--- Start ---
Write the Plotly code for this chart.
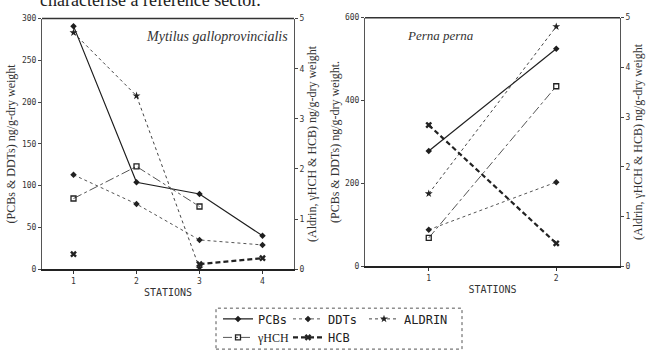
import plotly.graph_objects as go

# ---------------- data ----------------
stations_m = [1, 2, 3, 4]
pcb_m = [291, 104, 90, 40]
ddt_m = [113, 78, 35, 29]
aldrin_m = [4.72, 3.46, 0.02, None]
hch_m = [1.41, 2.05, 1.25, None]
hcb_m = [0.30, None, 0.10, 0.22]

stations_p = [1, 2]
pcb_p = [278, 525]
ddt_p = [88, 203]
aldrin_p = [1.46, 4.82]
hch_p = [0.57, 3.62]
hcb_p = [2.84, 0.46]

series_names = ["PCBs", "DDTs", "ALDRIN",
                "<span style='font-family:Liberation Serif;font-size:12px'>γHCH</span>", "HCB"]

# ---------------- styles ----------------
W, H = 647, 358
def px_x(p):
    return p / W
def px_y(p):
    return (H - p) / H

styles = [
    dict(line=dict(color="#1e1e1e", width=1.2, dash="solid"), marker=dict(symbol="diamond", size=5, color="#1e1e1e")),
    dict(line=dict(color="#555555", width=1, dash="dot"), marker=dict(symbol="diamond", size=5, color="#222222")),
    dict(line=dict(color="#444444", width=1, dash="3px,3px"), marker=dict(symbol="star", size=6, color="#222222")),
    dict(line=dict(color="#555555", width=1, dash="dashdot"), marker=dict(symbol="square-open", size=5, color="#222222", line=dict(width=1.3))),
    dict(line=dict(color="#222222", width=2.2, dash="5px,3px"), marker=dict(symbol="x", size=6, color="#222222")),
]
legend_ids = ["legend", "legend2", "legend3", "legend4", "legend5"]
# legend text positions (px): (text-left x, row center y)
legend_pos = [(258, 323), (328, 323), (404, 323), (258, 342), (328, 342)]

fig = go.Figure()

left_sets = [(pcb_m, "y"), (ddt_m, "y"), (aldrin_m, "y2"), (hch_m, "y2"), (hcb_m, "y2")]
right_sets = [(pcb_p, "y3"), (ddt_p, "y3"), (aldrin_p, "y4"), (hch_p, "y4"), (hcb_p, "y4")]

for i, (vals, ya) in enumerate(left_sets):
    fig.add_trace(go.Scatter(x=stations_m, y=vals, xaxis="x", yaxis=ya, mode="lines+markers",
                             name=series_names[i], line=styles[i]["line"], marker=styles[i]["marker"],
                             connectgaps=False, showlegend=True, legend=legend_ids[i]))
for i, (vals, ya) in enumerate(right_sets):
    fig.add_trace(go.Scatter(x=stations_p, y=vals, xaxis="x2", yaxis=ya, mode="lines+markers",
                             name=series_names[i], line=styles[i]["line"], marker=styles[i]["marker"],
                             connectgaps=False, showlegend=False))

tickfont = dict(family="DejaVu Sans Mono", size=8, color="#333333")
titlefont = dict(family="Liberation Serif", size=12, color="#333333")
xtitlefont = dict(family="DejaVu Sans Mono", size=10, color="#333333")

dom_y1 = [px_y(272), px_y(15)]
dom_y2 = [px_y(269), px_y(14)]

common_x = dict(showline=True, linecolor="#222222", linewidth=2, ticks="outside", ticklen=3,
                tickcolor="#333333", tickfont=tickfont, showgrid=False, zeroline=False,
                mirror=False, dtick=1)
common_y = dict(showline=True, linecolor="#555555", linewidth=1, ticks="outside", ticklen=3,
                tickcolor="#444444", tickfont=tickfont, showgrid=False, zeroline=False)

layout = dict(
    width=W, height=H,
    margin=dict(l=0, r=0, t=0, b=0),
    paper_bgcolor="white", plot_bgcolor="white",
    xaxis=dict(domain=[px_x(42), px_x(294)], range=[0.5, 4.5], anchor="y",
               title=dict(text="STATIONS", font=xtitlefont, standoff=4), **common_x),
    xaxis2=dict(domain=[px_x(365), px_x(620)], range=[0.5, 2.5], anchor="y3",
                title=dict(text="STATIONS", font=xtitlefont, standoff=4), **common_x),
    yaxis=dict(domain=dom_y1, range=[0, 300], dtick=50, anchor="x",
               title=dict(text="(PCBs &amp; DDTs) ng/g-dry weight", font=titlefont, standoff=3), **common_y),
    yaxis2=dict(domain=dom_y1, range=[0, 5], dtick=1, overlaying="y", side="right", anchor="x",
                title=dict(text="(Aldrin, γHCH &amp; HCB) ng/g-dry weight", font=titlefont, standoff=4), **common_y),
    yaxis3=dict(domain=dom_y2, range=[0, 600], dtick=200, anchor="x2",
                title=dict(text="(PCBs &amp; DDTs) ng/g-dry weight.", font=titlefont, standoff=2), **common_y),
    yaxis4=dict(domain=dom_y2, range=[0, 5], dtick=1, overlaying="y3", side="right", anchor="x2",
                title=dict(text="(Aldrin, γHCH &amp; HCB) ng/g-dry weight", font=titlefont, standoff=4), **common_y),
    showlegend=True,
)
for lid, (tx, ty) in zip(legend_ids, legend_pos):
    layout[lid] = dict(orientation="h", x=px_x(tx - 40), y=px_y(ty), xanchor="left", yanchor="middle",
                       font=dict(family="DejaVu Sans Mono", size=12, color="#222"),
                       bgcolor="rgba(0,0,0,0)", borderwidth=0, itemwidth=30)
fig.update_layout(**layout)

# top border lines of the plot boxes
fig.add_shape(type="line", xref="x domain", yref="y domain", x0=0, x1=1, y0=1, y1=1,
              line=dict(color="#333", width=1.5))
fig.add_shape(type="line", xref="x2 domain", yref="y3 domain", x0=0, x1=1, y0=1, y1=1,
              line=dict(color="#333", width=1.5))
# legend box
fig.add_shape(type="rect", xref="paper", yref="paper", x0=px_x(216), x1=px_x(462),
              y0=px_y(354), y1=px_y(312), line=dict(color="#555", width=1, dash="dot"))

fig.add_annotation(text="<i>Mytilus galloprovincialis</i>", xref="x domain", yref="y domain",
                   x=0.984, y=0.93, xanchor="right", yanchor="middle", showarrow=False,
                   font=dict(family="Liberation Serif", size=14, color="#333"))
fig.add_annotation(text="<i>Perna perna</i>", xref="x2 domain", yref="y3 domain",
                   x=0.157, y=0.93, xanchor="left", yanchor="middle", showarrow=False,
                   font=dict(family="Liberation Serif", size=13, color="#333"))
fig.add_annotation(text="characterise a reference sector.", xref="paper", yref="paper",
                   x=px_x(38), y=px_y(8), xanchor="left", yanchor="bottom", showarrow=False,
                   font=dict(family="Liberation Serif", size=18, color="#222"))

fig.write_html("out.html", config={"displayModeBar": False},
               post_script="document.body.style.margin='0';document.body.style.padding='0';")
--- End ---
• What the exercise asks: In the data above, please extract the lines from the first one through the line with "import plotly.graph_objects as go", exactly, and keep pictures out.

• Answer for the task:
Write the Plotly code for this chart.
import plotly.graph_objects as go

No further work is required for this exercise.